Meet the Sapphire Pulse Radeon RX 5500 XT and Trixx Boost
We’re reviewing the 4GB Sapphire Pulse Radeon RX 5500 XT today. The more mainstream sibling to the enthusiast-class Nitro graphics cards, Sapphire’s Pulse series delivers solid features and performance at an affordable price. We loved the Pulse iterations of the Radeon RX 570 and 580, as well as the Pulse Radeon RX 5700.
The Sapphire Pulse Radeon RX 5500 XT continues the tradition and the same basic design. The card includes a pair of large fans atop a decently sized heatsink, which help to keep temperatures low and sound minimal. It’s even quieter on the desktop thanks to the much-welcome inclusion of idle fan stop, which prevents the card’s fans from spinning when the GPU isn’t under load. Translation: The Pulse Radeon RX 5500 XT is utterly silent during normal desktop usage. You can send sound levels plummeting even further by flipping a BIOS switch on the edge of the card over to a secondary Quiet profile.
Dual BIOSes and idle fan stop are rare features in custom graphics cards that hover around MSRP, as is the full-length metal backplate this card ships with. It’s little touches like these, at such affordable prices, that help Sapphire’s Pulse series stand out from the masses.
The other thing? Software, at least now that the Navi generation is here. Sapphire introduced the outstanding Trixx Boost feature to its Trixx software in the Pulse RX 5700, and it continues in fine form with the Pulse RX 5500 XT.
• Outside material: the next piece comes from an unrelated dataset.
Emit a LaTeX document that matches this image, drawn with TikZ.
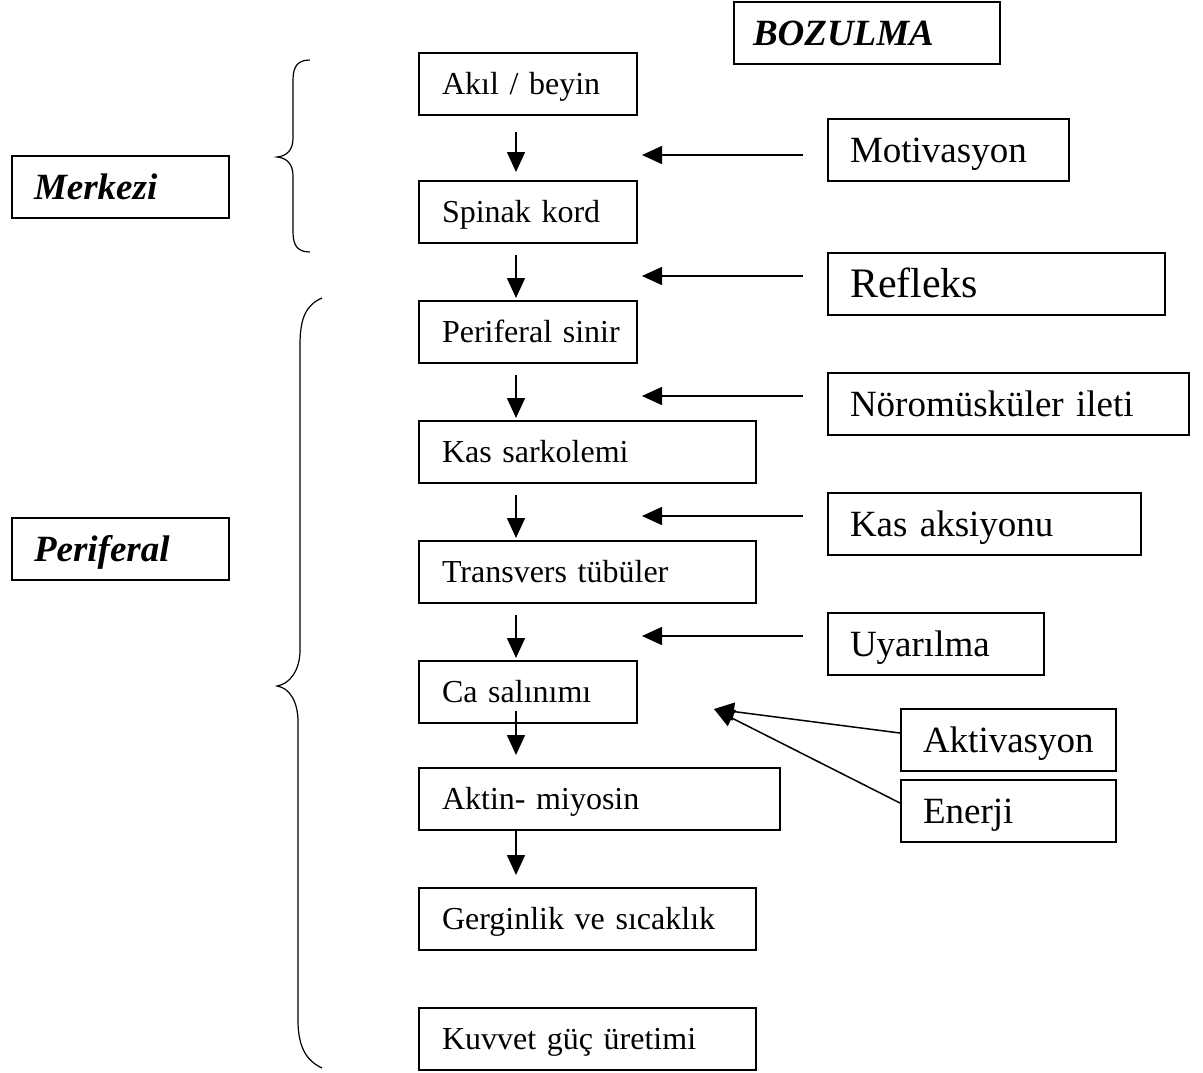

Check out the Trixx Boost section of our Pulse RX 5700 review for a fuller walk-through, but basically, Trixx Boost weaves together AMD’s superb Radeon Image Sharpening feature with slight resolution downscaling to give you more performance with minimal visual compromises. You tell Trixx Boost how much you’d like to scale down the resolution, click Apply, and after a few screen flashes, you’ll be able to select those new, scaled-down resolutions in games.
Trixx Boost defaults to 85-percent scaling. That works wonderfully for the 1440p and 4K resolutions that the more powerful Radeon RX 5700 hangs around in, but we found it a bit too aggressive at the 1080p resolution that the Sapphire Pulse Radeon RX 5500 XT was built for. The 85 percent scaling created a new resolution of 1632x918; with far fewer pixels to work with than in the downscaling options for higher resolutions, it appeared just a bit too shimmery and pixelated to our eyes. Some games, like Strange Brigade, also resorted to framing the image in a letterbox at that resolution.
Bumping the scaling up to 90 percent—1728x972 resolution—got rid of those problems. Some pixelization can be seen if you really examine the image, but it’s barely perceptible during actual gameplay. Of course, reducing the downscaling also reduces Trixx Boost’s potential performance benefits, but as you’ll see in our benchmarking session, it can still deliver a meaningful difference depending on the game. We benchmarked every game with the Pulse’s out-of-the-box performance as well as with Trixx Boost set to 90-percent scaling.
Don’t confuse Sapphire’s unrivaled Trixx Boost with AMD’s new Radeon Boost feature. Trixx Boost is available only for Sapphire graphics cards, but it works with any game running any graphics API. Radeon Boost, introduced in the huge Radeon Software Adrenalin 2020 Edition update just two days ago, works with any modern Radeon graphics card, but only in a small handful of games, and only if those games are running in DirectX 11 mode. Radeon Boost dynamically downscales the game’s resolution when you move your mouse or control stick in-game to improve performance during action scenes.
Trixx Boost provides its benefit much more consistently. You could theoretically use both Boost technologies at the same time for even faster performance, but given the limited pixels available at 1080p resolution, combining downscaling tricks below that could get real grainy, real fast. It’s worth a shot in Radeon Boost-compatible games that you want to try at 1440p resolution, though.